In comparison, no incumbent player in India has had pan-India BWA spectrum. Only one greenfield player had been allocated 20 MHz of pan-India BWA spectrum in the 2300 MHz frequency. That China doesn’t charge telcos for the spectrum is another matter.

What India can do?
It is not to say that India should also do what China has done. No, there’s no point emulating another country—our challenges, resources and market models are different and so should be our approaches and solutions. However, we do need to look back and see if there are any lessons to be learnt.

It would be pertinent to recall that at one point in time, India could boast of the lowest mobile voice tariffs in the world, which is no longer the case. Also, mobile subscriber growth in India once surpassed that of China. No more. On the contrary, the picture on the 3G and 4G front is very pale when compared to China and there are no signs of that becoming rosy in a near future.

What went wrong and Why?
While we would agree that it would be absurd to copy a China, somewhere in the past we did decide to emulate some other countries that had applied the spectrum auction model. Funny that we did so, given that 3G spectrum auctions in Europe had been known to pull an entire industry there into doldrums, from which it took several years to recover. No surprise then, telecom industry in India has suffered a similar fate.
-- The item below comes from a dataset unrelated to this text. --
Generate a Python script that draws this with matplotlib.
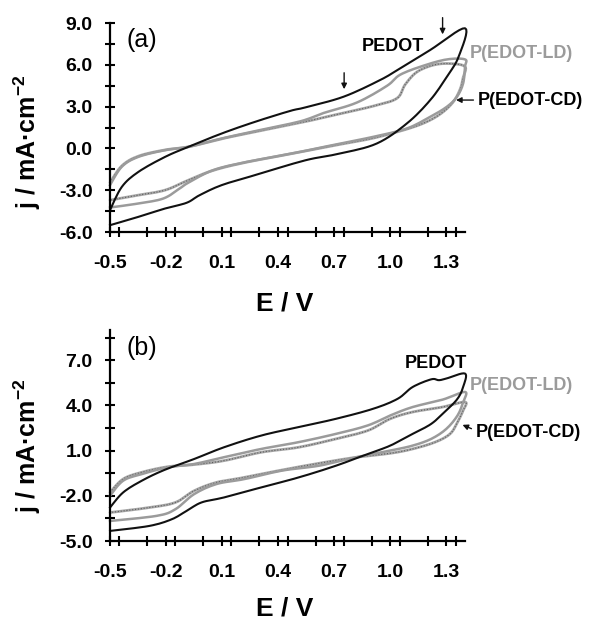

The citizen centricity embedded in the Digital India programme has the potential to lift the industry to a sunrise level again, where it becomes a leading enabler of the programme. With 3G smartphone handsets already available at sub-$50 levels and with 4G handsets expected to fall at under $100 levels as early as 2015, the mobile ecosystem is already providing a threshold for massification. A positive and favourable development on the spectrum pricing front is a much-needed missing link.